#### EXERCISE DIRECTIONS
Write out every line of the material as it stands, apart from the pictures.
** BEGIN AVAILABLE DATA **
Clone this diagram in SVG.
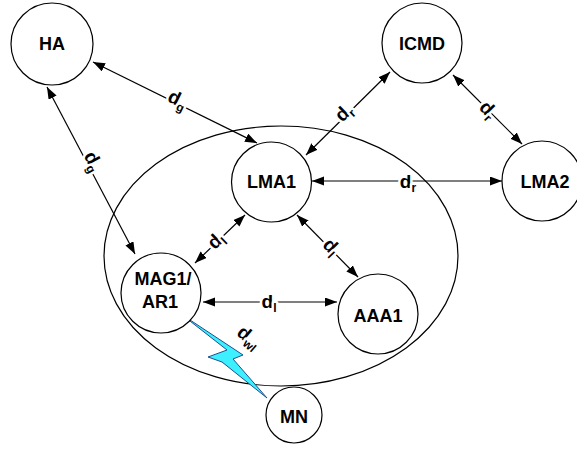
<svg xmlns="http://www.w3.org/2000/svg" width="577" height="450" viewBox="0 0 577 450">
<style>
.node{fill:#fff;stroke:#000;stroke-width:1.2}
.nt{font-family:"Liberation Sans",Arial,sans-serif;font-weight:bold;font-size:18px;text-anchor:middle;fill:#000}
.edge{stroke:#000;stroke-width:1.2;fill:none;marker-start:url(#ah);marker-end:url(#ah)}
.lbl{font-family:"Liberation Sans",Arial,sans-serif;font-weight:bold;font-size:19px;text-anchor:middle;fill:#000;stroke:#fff;stroke-width:5;paint-order:stroke;stroke-linejoin:round}
.sub{font-size:12px}
</style>
<defs>
<marker id="ah" markerUnits="userSpaceOnUse" markerWidth="13" markerHeight="10" refX="12" refY="4.5" orient="auto-start-reverse">
<path d="M0,0 L12,4.5 L0,9 z" fill="#000"/>
</marker>
</defs>
<rect width="577" height="450" fill="#fff"/>
<g id="domain"><ellipse cx="281" cy="256" rx="177" ry="130" fill="none" stroke="#000" stroke-width="1.2"/></g>
<g id="connectors">
<line class="edge" x1="93" y1="62" x2="257" y2="143"/>
<line class="edge" x1="47" y1="87" x2="135" y2="254"/>
<line class="edge" x1="390" y1="72" x2="306" y2="155"/>
<line class="edge" x1="453" y1="75" x2="522" y2="144"/>
<line class="edge" x1="312" y1="181" x2="502" y2="181" stroke="#222"/>
<line class="edge" x1="245" y1="215" x2="195" y2="263"/>
<line class="edge" x1="297" y1="215" x2="358" y2="277"/>
<line class="edge" x1="203" y1="302" x2="337" y2="302" stroke="#333"/>
<g id="wireless">
<polygon points="181,314 227,350 208,357 222,362 267,398 233,359 243,355" fill="#3cf0ff" stroke="#1f4f8f" stroke-width="1" stroke-linejoin="miter"/>
</g>
<text class="lbl" transform="translate(175,105) rotate(26)">d<tspan class="sub" dy="4">g</tspan></text>
<text class="lbl" transform="translate(88,164) rotate(62)">d<tspan class="sub" dy="4">g</tspan></text>
<text class="lbl" transform="translate(348,117) rotate(-44)">d<tspan class="sub" dy="4">r</tspan></text>
<text class="lbl" transform="translate(484,114) rotate(46)">d<tspan class="sub" dy="4">r</tspan></text>
<text class="lbl" transform="translate(408,188)">d<tspan class="sub" dy="4">r</tspan></text>
<text class="lbl" transform="translate(220,245) rotate(-44)">d<tspan class="sub" dy="4">l</tspan></text>
<text class="lbl" transform="translate(327,251) rotate(46)">d<tspan class="sub" dy="4">l</tspan></text>
<text class="lbl" transform="translate(269,308)">d<tspan class="sub" dy="4">l</tspan></text>
<text class="lbl" transform="translate(245,342) rotate(40)">d<tspan class="sub" dy="4">wl</tspan></text>
</g>
<g id="HA"><circle class="node" cx="52" cy="44" r="41"/><text class="nt" x="52" y="50">HA</text></g>
<g id="ICMD"><circle class="node" cx="422" cy="43" r="40"/><text class="nt" x="422" y="50">ICMD</text></g>
<g id="LMA1"><circle class="node" cx="271.5" cy="182" r="40"/><text class="nt" x="271.5" y="188">LMA1</text></g>
<g id="LMA2"><circle class="node" cx="542" cy="181" r="40"/><text class="nt" x="545" y="188">LMA2</text></g>
<g id="MAG1"><circle class="node" cx="161" cy="293" r="40"/><text class="nt" x="163" y="285">MAG1/</text><text class="nt" x="160" y="308">AR1</text></g>
<g id="AAA1"><circle class="node" cx="378" cy="314" r="40"/><text class="nt" x="378" y="322">AAA1</text></g>
<g id="MN"><circle class="node" cx="294" cy="415" r="28"/><text class="nt" x="294" y="423">MN</text></g>
</svg>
** END AVAILABLE DATA **
#### THE RESPONSE
Clone this diagram in SVG.
<svg xmlns="http://www.w3.org/2000/svg" width="577" height="450" viewBox="0 0 577 450">
<style>
.node{fill:#fff;stroke:#000;stroke-width:1.2}
.nt{font-family:"Liberation Sans",Arial,sans-serif;font-weight:bold;font-size:18px;text-anchor:middle;fill:#000}
.edge{stroke:#000;stroke-width:1.2;fill:none;marker-start:url(#ah);marker-end:url(#ah)}
.lbl{font-family:"Liberation Sans",Arial,sans-serif;font-weight:bold;font-size:19px;text-anchor:middle;fill:#000;stroke:#fff;stroke-width:5;paint-order:stroke;stroke-linejoin:round}
.sub{font-size:12px}
</style>
<defs>
<marker id="ah" markerUnits="userSpaceOnUse" markerWidth="13" markerHeight="10" refX="12" refY="4.5" orient="auto-start-reverse">
<path d="M0,0 L12,4.5 L0,9 z" fill="#000"/>
</marker>
</defs>
<rect width="577" height="450" fill="#fff"/>
<g id="domain"><ellipse cx="281" cy="256" rx="177" ry="130" fill="none" stroke="#000" stroke-width="1.2"/></g>
<g id="connectors">
<line class="edge" x1="93" y1="62" x2="257" y2="143"/>
<line class="edge" x1="47" y1="87" x2="135" y2="254"/>
<line class="edge" x1="390" y1="72" x2="306" y2="155"/>
<line class="edge" x1="453" y1="75" x2="522" y2="144"/>
<line class="edge" x1="312" y1="181" x2="502" y2="181" stroke="#222"/>
<line class="edge" x1="245" y1="215" x2="195" y2="263"/>
<line class="edge" x1="297" y1="215" x2="358" y2="277"/>
<line class="edge" x1="203" y1="302" x2="337" y2="302" stroke="#333"/>
<g id="wireless">
<polygon points="181,314 227,350 208,357 222,362 267,398 233,359 243,355" fill="#3cf0ff" stroke="#1f4f8f" stroke-width="1" stroke-linejoin="miter"/>
</g>
<text class="lbl" transform="translate(175,105) rotate(26)">d<tspan class="sub" dy="4">g</tspan></text>
<text class="lbl" transform="translate(88,164) rotate(62)">d<tspan class="sub" dy="4">g</tspan></text>
<text class="lbl" transform="translate(348,117) rotate(-44)">d<tspan class="sub" dy="4">r</tspan></text>
<text class="lbl" transform="translate(484,114) rotate(46)">d<tspan class="sub" dy="4">r</tspan></text>
<text class="lbl" transform="translate(408,188)">d<tspan class="sub" dy="4">r</tspan></text>
<text class="lbl" transform="translate(220,245) rotate(-44)">d<tspan class="sub" dy="4">l</tspan></text>
<text class="lbl" transform="translate(327,251) rotate(46)">d<tspan class="sub" dy="4">l</tspan></text>
<text class="lbl" transform="translate(269,308)">d<tspan class="sub" dy="4">l</tspan></text>
<text class="lbl" transform="translate(245,342) rotate(40)">d<tspan class="sub" dy="4">wl</tspan></text>
</g>
<g id="HA"><circle class="node" cx="52" cy="44" r="41"/><text class="nt" x="52" y="50">HA</text></g>
<g id="ICMD"><circle class="node" cx="422" cy="43" r="40"/><text class="nt" x="422" y="50">ICMD</text></g>
<g id="LMA1"><circle class="node" cx="271.5" cy="182" r="40"/><text class="nt" x="271.5" y="188">LMA1</text></g>
<g id="LMA2"><circle class="node" cx="542" cy="181" r="40"/><text class="nt" x="545" y="188">LMA2</text></g>
<g id="MAG1"><circle class="node" cx="161" cy="293" r="40"/><text class="nt" x="163" y="285">MAG1/</text><text class="nt" x="160" y="308">AR1</text></g>
<g id="AAA1"><circle class="node" cx="378" cy="314" r="40"/><text class="nt" x="378" y="322">AAA1</text></g>
<g id="MN"><circle class="node" cx="294" cy="415" r="28"/><text class="nt" x="294" y="423">MN</text></g>
</svg>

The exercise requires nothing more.